Several publications and patent documents are cited throughout the specification in order to describe the state of the art to which this invention pertains. Full citations of these references can be found throughout the specification. Each of these citations is incorporated herein by reference as though set forth in full.
Platelets are critical for hemostasis and are anucleate cellular fragments derived from megakaryocytes (Kaushansky, K. (2008) Blood 111:981-6). Platelets also have important roles in angiogenesis and inflammation (Browder et al. (2000) J. Biol. Chem., 275:1521-4; May et al. (2008) Arterioscler. Thromb. Vasc. Biol., s5-10). Transfusions of platelets are used in diverse clinical settings, including individuals with decreased platelet production, for example, secondary to chemotherapy-induced thrombocytopenia (CIT) (Benjamin et al. (2002) Crit. Rev. Oncol. Hematol., 42:163-71), and those with increased platelet destruction, for example, in patients with disseminated intravascular coagulopathies (Dempfle, C. E. (2004) Thromb. Haemost., 91:213-24). In 2001 in the USA, platelet transfusions totaled 10,196,000 units, an increase of 12.6% from 1999 (Sullivan et al. (2007) Transfusion 47:385-394). The use of single-donor apheresis platelets increased at the same time by 26% to 7,582,000 platelet concentrate units.

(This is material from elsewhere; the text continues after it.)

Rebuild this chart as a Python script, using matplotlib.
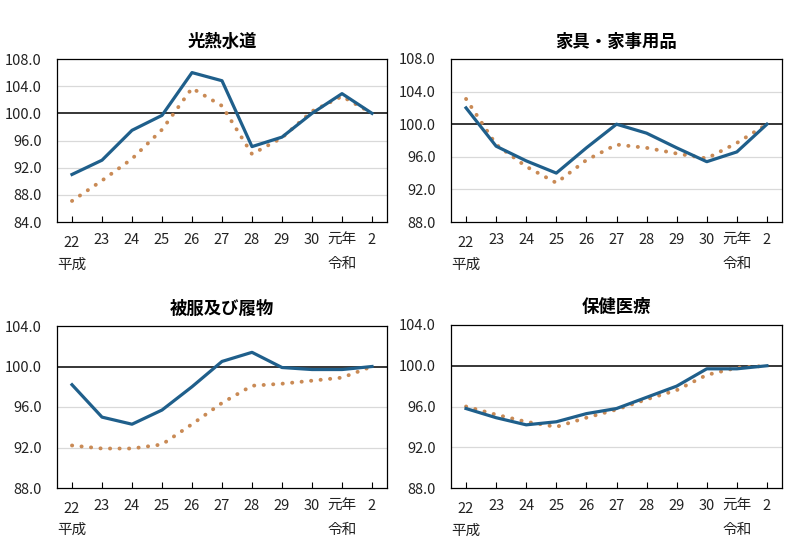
import matplotlib
matplotlib.use("Agg")
import matplotlib.pyplot as plt
from matplotlib.transforms import ScaledTranslation

plt.rcParams['font.family'] = ['Noto Sans CJK JP', 'DejaVu Sans']

years = ['22', '23', '24', '25', '26', '27', '28', '29', '30', '元年', '2']
era_labels = ['平成', '令和']

titles = ['光熱水道', '家具・家事用品', '被服及び履物', '保健医療']

solid_utilities = [91.0, 93.1, 97.5, 99.7, 106.0, 104.8, 95.1, 96.5, 100.0, 102.9, 100.0]
dotted_utilities = [87.1, 90.1, 93.3, 97.6, 103.7, 101.1, 94.0, 96.4, 100.3, 102.5, 100.0]

solid_furniture = [102.0, 97.3, 95.5, 94.0, 97.1, 100.0, 98.9, 97.1, 95.4, 96.6, 100.0]
dotted_furniture = [103.1, 97.5, 94.8, 92.8, 95.6, 97.5, 97.1, 96.4, 95.8, 97.7, 100.0]

solid_clothing = [98.2, 95.0, 94.3, 95.7, 98.0, 100.5, 101.4, 99.9, 99.7, 99.7, 100.0]
dotted_clothing = [92.2, 91.9, 91.9, 92.3, 94.3, 96.4, 98.1, 98.3, 98.6, 98.9, 100.0]

solid_medical = [95.8, 94.9, 94.2, 94.5, 95.3, 95.8, 96.9, 98.0, 99.7, 99.7, 100.0]
dotted_medical = [96.0, 95.2, 94.5, 94.0, 94.9, 95.7, 96.7, 97.6, 99.1, 99.8, 100.0]

yticks_a = [84.0, 88.0, 92.0, 96.0, 100.0, 104.0, 108.0]
yticks_b = [88.0, 92.0, 96.0, 100.0, 104.0, 108.0]
yticks_c = [88.0, 92.0, 96.0, 100.0, 104.0]

panels = [
    (titles[0], solid_utilities, dotted_utilities, yticks_a, [57, 59, 387, 222]),
    (titles[1], solid_furniture, dotted_furniture, yticks_b, [451, 59, 782, 222]),
    (titles[2], solid_clothing, dotted_clothing, yticks_c, [57, 326, 387, 488]),
    (titles[3], solid_medical, dotted_medical, yticks_c, [451, 325, 782, 488]),
]

W, H = 800, 548
fig = plt.figure(figsize=(W / 100, H / 100), dpi=100)

blue = '#1f5f8b'
orange = '#c98a55'

for title, solid, dotted, yt, (l, t, r, b) in panels:
    ax = fig.add_axes([l / W, 1 - b / H, (r - l) / W, (b - t) / H])
    x = list(range(len(years)))
    for v in yt:
        if v == 100.0:
            ax.axhline(v, color='black', lw=1.1, zorder=2)
        elif v not in (yt[0], yt[-1]):
            ax.axhline(v, color='#d9d9d9', lw=0.9, zorder=1)
    ax.plot(x, dotted, color=orange, lw=2.8, linestyle=(0, (0.05, 2.4)),
            dash_capstyle='round', zorder=3)
    ax.plot(x, solid, color=blue, lw=2.3, zorder=4)
    ax.set_xlim(-0.5, len(years) - 0.5)
    ax.set_ylim(yt[0], yt[-1])
    ax.set_yticks(yt)
    ax.set_yticklabels([f'{v:.1f}' for v in yt], fontsize=10.5, color='#222222')
    ax.tick_params(axis='y', length=0, pad=11)
    ax.set_xticks(x)
    ax.set_xticklabels(years, fontsize=10.5, color='#222222')
    ax.tick_params(axis='x', direction='in', length=4, width=0.8, pad=8)
    lbl = ax.get_xticklabels()[0]
    lbl.set_transform(lbl.get_transform() + ScaledTranslation(0, -3 / 100, fig.dpi_scale_trans))
    for s in ax.spines.values():
        s.set_color('black')
        s.set_linewidth(0.9)
    ax.set_title(title, fontsize=12.5, fontweight='bold', pad=9)
    ax.text(0, -0.26, era_labels[0], transform=ax.get_xaxis_transform(),
            ha='center', va='center', fontsize=10.5, color='#222222')
    ax.text(9, -0.26, era_labels[1], transform=ax.get_xaxis_transform(),
            ha='center', va='center', fontsize=10.5, color='#222222')

fig.savefig('out.png', dpi=100, facecolor='white')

While the number of platelet donors is increasing, there is still a significant donor shortage due to the growing population of patients with serious illnesses associated with thrombocytopenia and hemorrhage (Sullivan et al. (2007) Transfusion, 47:385-394). At present, platelet transfusions are limited by their short storage half-life, apheresis requiring a donor to undergo a 2-hour procedure, and units varying significantly both qualitatively and quantitatively (Kaufman, R. M. (2006) Hematology Am. Soc. Hematol. Educ. Progr., 492-6; Heddle et al. (2008) Transfusion 48:1447-589; Garner et al. (2008) Transfusion 48:673-80). Because platelets have to be stored at room temperature, these units have the highest incidence of bacterial contamination (Eder et al. (2007) Transfusion 47:1134-42). Even with leuko-reduction to remove contaminating white cells, there is still a high incidence of inhibitors developing in multiply transfused patients (Seftel et al. (2004) Blood 103:333-9). Thus, the use of donor-derived platelets raises the following concerns: variability of quality and quantity, risk of infectious transmission, short lifespan of stored platelets, bacterial contamination during storage, and development of alloantibodies in multi-transfused patients. These problems highlight a need for new strategies to generate platelets for infusion therapy.

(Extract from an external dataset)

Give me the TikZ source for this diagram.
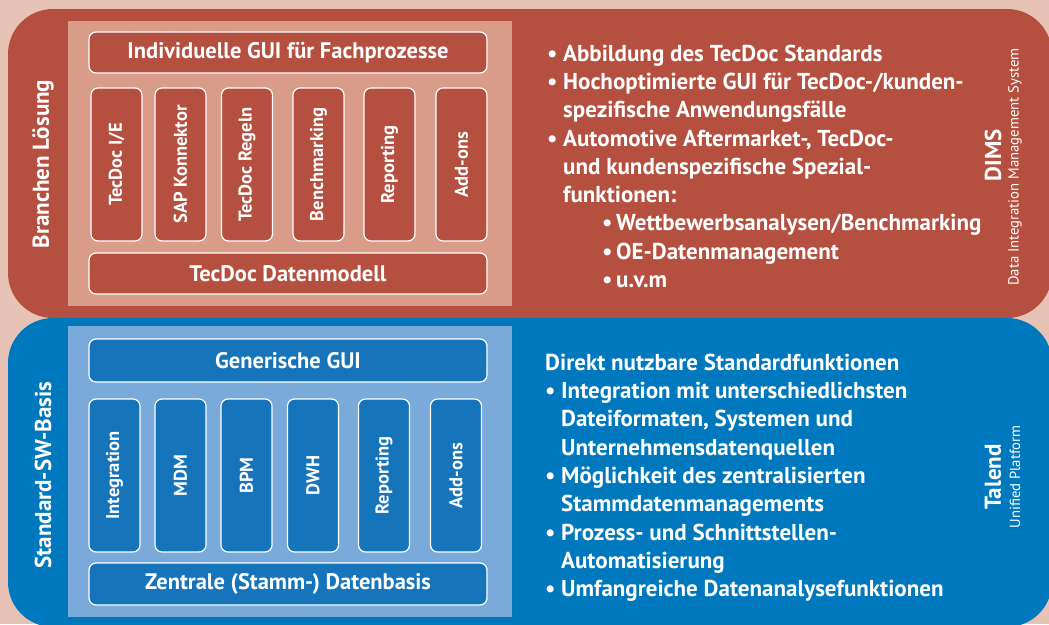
\documentclass[tikz,border=0pt]{standalone}
\usepackage{fontspec}
\setmainfont{PT Sans}

\definecolor{bgpink}{HTML}{E6C3B4}
\definecolor{rotdunkel}{HTML}{B55040}
\definecolor{rothell}{HTML}{D99C89}
\definecolor{blaudunkel}{HTML}{0078BE}
\definecolor{blauhell}{HTML}{7AAADA}
\definecolor{blaubox}{HTML}{1674BA}

\newcommand{\bull}{\makebox[16pt][l]{\textbullet}}
\newcommand{\einzug}{\makebox[16pt]{}}
\newcommand{\subbull}{\makebox[55pt]{}\makebox[14pt][l]{\textbullet}}

\tikzset{
  box/.style={draw=white, line width=1.2pt, rounded corners=7pt, text=white,
    inner sep=0pt, font=\bfseries\fontsize{22.5}{26}\selectfont},
  widebox/.style={box, minimum width=398, minimum height=41},
  colbox/.style={box, rotate=90, minimum width=153, minimum height=51,
    font=\bfseries\fontsize{18.5}{22}\selectfont},
  sidelabel/.style={rotate=90, text=white, font=\bfseries\fontsize{23}{27}\selectfont},
  sublabel/.style={rotate=90, text=white, font=\fontsize{14.7}{17}\selectfont},
  listtext/.style={text=white, align=left, inner sep=0pt,
    font=\bfseries\fontsize{23}{28.3}\selectfont}
}

\begin{document}
\begin{tikzpicture}[x=1pt,y=-1pt]
%\draw[step=50,gray,very thin] (0,0) grid (1049,624); %background grid
\useasboundingbox (0,0) rectangle (1049,624);
\clip (0,0) rectangle (1049,624);
\fill[bgpink] (0,0) rectangle (1049,624);

% Panels
\fill[rotdunkel, rounded corners=45] (8,9) rectangle (1052,318);
\fill[blaudunkel, rounded corners=45] (8,318) rectangle (1052,627);
\fill[rothell] (68,21) rectangle (512,306);
\fill[blauhell] (68,326) rectangle (512,617);

% Branchen Loesung
\node[widebox, fill=rotdunkel] (gui) at (288,52.5) {Individuelle GUI für Fachprozesse};
\node[colbox, fill=rotdunkel] (ie)      at (116.5,164.5) {TecDoc I/E};
\node[colbox, fill=rotdunkel] (sap)     at (180.5,164.5) {SAP Konnektor};
\node[colbox, fill=rotdunkel] (regeln)  at (247,164.5)   {TecDoc Regeln};
\node[colbox, fill=rotdunkel] (bench)   at (318.5,164.5) {Benchmarking};
\node[colbox, fill=rotdunkel] (report)  at (389.5,164.5) {Reporting};
\node[colbox, fill=rotdunkel] (addons)  at (461.5,164.5) {Add-ons};
\node[widebox, fill=rotdunkel] (datenmodell) at (288,273.5) {TecDoc Datenmodell};

\node[sidelabel] (branche) at (43,164) {Branchen Lösung};

\node[listtext, anchor=base west] (dimsliste) at (547,287.5) {%
\bull Abbildung des TecDoc Standards\\
\bull Hochoptimierte GUI für TecDoc-/kunden-\\
\einzug spezifische Anwendungsfälle\\
\bull Automotive Aftermarket-, TecDoc-\\
\einzug und kundenspezifische Spezial-\\
\einzug funktionen:\\
\subbull Wettbewerbsanalysen/Benchmarking\\
\subbull OE-Datenmanagement\\
\subbull u.v.m};

\node[sidelabel] (dims) at (993,155) {DIMS};
\node[sublabel] (dimssub) at (1015,167) {Data Integration Management System};

% Standard-SW-Basis
\node[widebox, fill=blaubox, minimum height=43] (ggui) at (288,360.5) {Generische GUI};
\node[colbox, fill=blaubox] (integ)   at (114.5,475.5) {Integration};
\node[colbox, fill=blaubox] (mdm)     at (180.5,475.5) {MDM};
\node[colbox, fill=blaubox] (bpm)     at (246.5,475.5) {BPM};
\node[colbox, fill=blaubox] (dwh)     at (313,475.5)   {DWH};
\node[colbox, fill=blaubox] (sreport) at (384,475.5)   {Reporting};
\node[colbox, fill=blaubox] (saddons) at (456,475.5)   {Add-ons};
\node[widebox, fill=blaubox, minimum height=42] (stammdb) at (288,584) {Zentrale (Stamm-) Datenbasis};

\node[sidelabel] (basis) at (43,475) {Standard-SW-Basis};

\node[listtext, anchor=base west] (talendliste) at (545,596.7) {%
Direkt nutzbare Standardfunktionen\\
\bull Integration mit unterschiedlichsten\\
\einzug Dateiformaten, Systemen und\\
\einzug Unternehmensdatenquellen\\
\bull Möglichkeit des zentralisierten\\
\einzug Stammdatenmanagements\\
\bull Prozess- und Schnittstellen-\\
\einzug Automatisierung\\
\bull Umfangreiche Datenanalysefunktionen};

\node[sidelabel] (talend) at (993,477) {Talend};
\node[sublabel] (talendsub) at (1015,477) {Unified Platform};

\end{tikzpicture}
\end{document}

Thrombopoiesis, the process by which circulating platelets arise from megakaryocytes remains incompletely understood. In vitro studies suggest that platelets form nodes at tips of proplatelet strands (Italiano et al. (1999) J. Cell. Biol., 147:1299-1312). However, direct visualization of live calvaria marrow using multiphoton intravital microscopy suggests that megakaryocytes release large cytoplasmic fragments into the vasculature (Junt et al. (2007) Science 317:1767-1770), which must then undergo reorganization into platelets. Studies based on morphologic analysis and quantification of megakaryocyte-like polyploid nuclei in the pulmonary venous system suggested that megakaryocytes release platelets in the lungs (Zucker-Franklin et al. (2000) Am. J. Pathol., 157:69-74). Derivation of platelets from megakaryocytes in culture has been reported (Choi et al. (1995) Blood 85:402-413) but has been difficult to quantitatively upscale. Present day efforts to develop platelets ex vivo have met with very limited and not clinically relevant results. To date, the best published result from infused in vitro produced platelets used irradiated mice with low platelet counts (˜104/μl) (Nishikii et al. (2008) J. Exp. Med., 205:1917-1927). Peak percent donor platelet counts were still only 1%-2%.